Когда эта дрянь наконец уснула простым человеческим сном, без неумелых заигрываний с бездной и прочего ментального излишества, Роне почти сорвался.
Слишком уж сильно это было, когда после ее исчезновения их с Даймом по инерции впаяло друг в друга, телом к телу, кожей к коже — мокрая шелковая сорочка не в счет, она ничуть не спасала. Скорее даже наоборот, позволяла скользить, но с притормаживанием, при каждом вдохе с давлением проходясь по напряженным соскам… Ши-и-ис!
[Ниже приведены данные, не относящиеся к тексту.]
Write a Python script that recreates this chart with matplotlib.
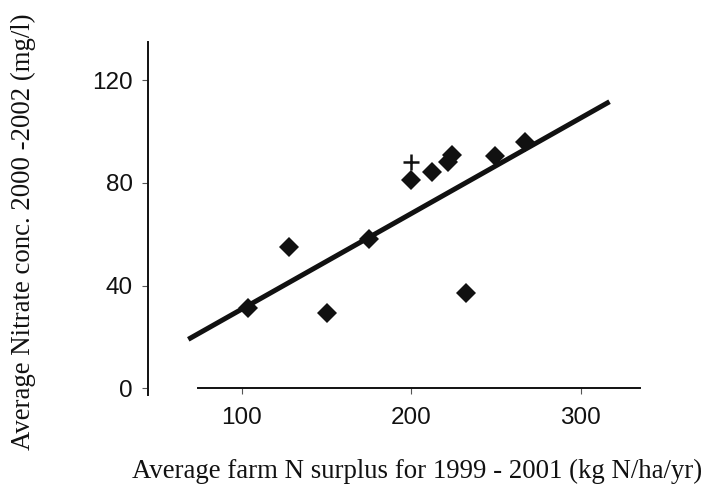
import matplotlib
matplotlib.use('Agg')
import matplotlib.pyplot as plt

# farm N surplus (kg N/ha/yr) vs nitrate concentration (mg/l)
surplus = [103.7, 127.7, 150.3, 175.1, 200.1, 212.5, 221.7, 224.3, 232.2, 249.7, 267.1]
nitrate = [31.2, 55.0, 29.2, 58.1, 81.0, 84.2, 88.1, 91.1, 37.0, 90.4, 96.0]
# the single "+" point
plus_x = [199.7]
plus_y = [88.1]
# fitted line end points
fit_x = [68.3, 317.1]
fit_y = [19.0, 111.7]

xticks = [100, 200, 300]
yticks = [0, 40, 80, 120]

ink = '#111111'

fig = plt.figure(figsize=(7.07, 4.87), dpi=100)
ax = fig.add_axes([0.2093, 0.189, 0.6957, 0.7248])

ax.plot(fit_x, fit_y, color=ink, lw=3.6, solid_capstyle='butt', zorder=2)
ax.plot(surplus, nitrate, 'D', color=ink, ms=9.8, mew=0, zorder=3)
ax.plot(plus_x, plus_y, '+', color=ink, ms=11.5, mew=1.8, zorder=3)

ax.set_xlim(44.5, 335)
ax.set_ylim(-2.7, 135)
ax.set_xticks(xticks)
ax.set_yticks(yticks)

for s in ['top', 'right']:
    ax.spines[s].set_visible(False)
ax.spines['bottom'].set_position(('data', 0))
ax.spines['bottom'].set_bounds(74, 335)
for s in ['left', 'bottom']:
    ax.spines[s].set_linewidth(1.4)
    ax.spines[s].set_color(ink)

ax.tick_params(direction='out', length=4.5, width=0.8, color='#555555',
               labelsize=17.5, labelcolor=ink)
ax.tick_params(axis='y', pad=6.5)
ax.tick_params(axis='x', pad=9)
for lab in ax.get_xticklabels() + ax.get_yticklabels():
    lab.set_family('Liberation Sans')

fig.text(0.5905, 0.031, 'Average farm N surplus for 1999 - 2001 (kg N/ha/yr)',
         ha='center', va='center', family='Liberation Serif', fontsize=19.3, color=ink)
fig.text(0.033, 0.5246, 'Average Nitrate conc. 2000 -2002 (mg/l)', rotation=90,
         ha='center', va='center', family='Liberation Serif', fontsize=19.3, color=ink)

fig.savefig('out.png', dpi=100)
И так неловко вышло, что губами почти уперся в ключицу светлого, почти касаясь горячей кожи, почти ощущая на языке вкус пота, соли и возбуждения, и как удержаться, когда губы ноют от мучительного желания — нет, потребности! — устранить это самое “почти”… А в животе все обмякает дрожащим желе, потому что в него упирается каменный стояк светлого, и твоя собственная эрекция, и без того неслабая, усиливается до болезненной почти нестерпимости…
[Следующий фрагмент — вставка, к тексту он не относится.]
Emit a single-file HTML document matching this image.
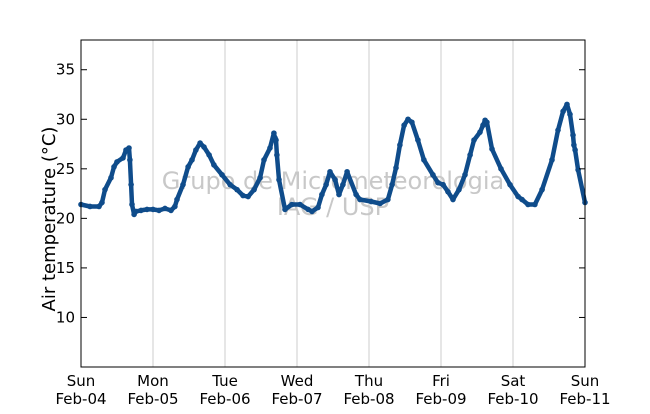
<!DOCTYPE html>
<html><head><meta charset="utf-8"><style>
body{margin:0;background:#fff;}
svg text{font-family:"DejaVu Sans","Liberation Sans",sans-serif;}
</style></head><body>
<svg id="chart" width="650" height="409" viewBox="0 0 650 409" xmlns="http://www.w3.org/2000/svg">
<rect x="0" y="0" width="650" height="409" fill="#fff"/>
<g id="grid"></g>
<g id="wm">
<text x="333" y="189" text-anchor="middle" font-size="24" fill="#c8c8c8">Grupo de Micrometeorologia</text>
<text x="333" y="215" text-anchor="middle" font-size="24" fill="#c8c8c8">IAG / USP</text>
</g>
<g id="series"></g>
<rect x="81" y="40" width="504" height="327" fill="none" stroke="#000" stroke-width="1"/>
<g id="axes"></g>
<text transform="translate(55,219) rotate(-90)" text-anchor="middle" font-size="18" fill="#000">Air temperature (°C)</text>
</svg>
<script>
const hours=[0,3,6,7,8,10,11,12,14,15,16,16.3,16.7,17,17.7,18.3,20,22,24,26,28,30,31.3,32,34,35.7,37,38.3,39.7,41,42.7,44.3,47,49.7,52,54,55.7,57.7,59.7,61,63,64.3,64.7,65,65.3,66,68,70.3,73,75.7,77,79,80.3,81.7,83,84.7,86,87.3,88.7,91.7,93,96.7,99.7,102.3,103.7,105,106.3,107.7,109,110.3,112.3,114.3,117.3,119,120.7,122.3,124,126,128,129.7,131,133,134,134.7,135.3,137,140,143,145.7,147,149,151.3,153.7,157,159,160.7,162,163,164,164.3,164.7,165.7,168];
const temps=[21.4,21.2,21.2,21.6,22.9,24.1,25.2,25.7,26.1,26.9,27.1,25.9,23.4,21.4,20.4,20.7,20.8,20.9,20.9,20.8,21.0,20.8,21.2,21.9,23.4,25.2,25.9,26.9,27.6,27.2,26.4,25.4,24.4,23.4,22.9,22.3,22.2,22.9,24.1,25.9,27.1,28.6,28.1,27.9,26.4,23.9,20.9,21.4,21.4,20.9,20.7,21.1,22.4,23.4,24.7,23.9,22.4,23.4,24.7,22.4,21.9,21.7,21.5,21.9,23.4,25.1,27.4,29.4,30.0,29.7,27.9,25.9,24.4,23.6,23.4,22.7,21.9,22.9,24.4,26.4,27.9,28.7,29.4,29.9,29.7,27.0,25.0,23.4,22.2,21.9,21.4,21.4,22.9,25.9,28.9,30.8,31.5,30.5,28.4,27.4,26.9,24.9,21.6,21.9];
const dayLabels=["Sun","Mon","Tue","Wed","Thu","Fri","Sat","Sun"];
const dateLabels=["Feb-04","Feb-05","Feb-06","Feb-07","Feb-08","Feb-09","Feb-10","Feb-11"];
const yTicks=[10,15,20,25,30,35];
const NS="http://www.w3.org/2000/svg";
const L=81,R=585,T=40,B=367,YMIN=5,YMAX=38,XMAX=168;
const xs=h=>L+(R-L)*h/XMAX;
const ys=v=>B-(B-T)*(v-YMIN)/(YMAX-YMIN);
function mk(tag,attrs,parent){const e=document.createElementNS(NS,tag);for(const k in attrs)e.setAttribute(k,attrs[k]);parent.appendChild(e);return e;}
const grid=document.getElementById('grid'),axes=document.getElementById('axes'),ser=document.getElementById('series');
dateLabels.forEach((d,i)=>{
  const x=xs(i*24);
  if(i>0&&i<7){const g=mk('line',{x1:x,x2:x,y1:T,y2:B,stroke:'#cccccc','stroke-width':1},grid);
  
  }
  const t1=mk('text',{x:x,y:386,'text-anchor':'middle','font-size':15,fill:'#000'},axes);t1.textContent=dayLabels[i];
  
  
  const t2=mk('text',{x:x,y:404,'text-anchor':'middle','font-size':15,fill:'#000'},axes);t2.textContent=d;
  
  
});
yTicks.forEach(v=>{
  const y=ys(v);
  mk('line',{x1:L,x2:L+6,y1:y,y2:y,stroke:'#000'},axes);
  mk('line',{x1:R-6,x2:R,y1:y,y2:y,stroke:'#000'},axes);
  const t=mk('text',{x:L-6,y:y+5,'text-anchor':'end','font-size':15,fill:'#000'},axes);t.textContent=v;
  
  
});
const pts=hours.map((h,i)=>xs(h).toFixed(1)+','+ys(temps[i]).toFixed(1)).join(' ');
const pl=mk('polyline',{points:pts,fill:'none',stroke:'#0f4c8b','stroke-width':4.5,'stroke-linejoin':'round','stroke-linecap':'round'},ser);


hours.forEach((h,i)=>{
  const c=mk('circle',{cx:xs(h),cy:ys(temps[i]),r:2.8,fill:'#0f4c8b'},ser);
  
  
});
</script>
</body></html>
Пока что Роне везло: его собственный напряженно пульсирующий член попал точно в ложбинку между дюбрайновских бедер, и это позволяет надеяться, что сам Дюбрайн пока еще ничего не заметил, только вот стоит ему шевельнуть этими самыми бедрами или сжать их…
Роне был реалистом и трезво оценивал свои силы — при таком развитии событий сдержаться он не сможет точно. Заорет, застонет, выгнется, но как-нибудь себя обязательно выдаст. Или щиты сорвет к дыссу, они и так уже по швам трещат. И надо срочно что-нибудь сделать. Ну хоть что-нибудь! Сделать…
Он сделал подсечку.
Подцепил ногой под колени полковника Магбезопасности и дернул на себя, одновременно толкая на пол.
Подобные импровизации оказываются удачными разве что в романтических балладах или театральных постановках. В жизни они обычно оборачиваются против импровизаторов, особенно если твой противник — целый полковник МБ, да к тому же еще и любимый ученик Светлейшего. Тот, конечно, светлейший, но вряд ли с меньшим тщанием, чем Паук, подходит к вколачиванию в учеников рефлексов, способствующих выживанию. Разве что методы не такие убийственные применяет при этом… ну, наверное. Светлый же все-таки.
Вот и для Роне его авантюра не кончилась ничем хорошим. Впрочем, он и не надеялся. И через долю мгновения уже лежал, распластанный на жестком деревянном полу, прижатый мощным полковничьим телом так, что не вздохнуть, даже если бы горло и не передавливали твердые пальцы. Осторожно так передавливали, дышать все-таки позволяя — Дайм не собирался его убивать и успел опомниться вовремя.
Только вот когда двое лежат, разница в росте становится несущественной, а потому… Шис!… И теперь-то уж точно не осталось ни малейшей надежды, что шисов светлый окажется настолько ненаблюдательным. Не заметить чужой каменный стояк, когда он упирается в твой собственный — это слишком даже для светлого.
— Отпусти меня, да чтоб тебя зурги.. и Мертвый… и…
Роне морщился и шипел в близкое — слишком близкое! — лицо, и сам толком не понимал, что шипит, просто улыбка по даймовской роже расплывалась настолько широкая и самодовольная, что молчать не получалось никак. — Отпусти меня, ублюдок!
А еще Роне старался не дергаться. Только морщился и шипел.
— Лукавишь, Бастерхази! — хмыкнул Дайм в самые губы и кончиками пальцев погладил по шее так нежно и ласково, что горло сжало спазмом, перекрывая возможность к дальнейшей дискуссии. — Ты ведь совсем другого хочешь.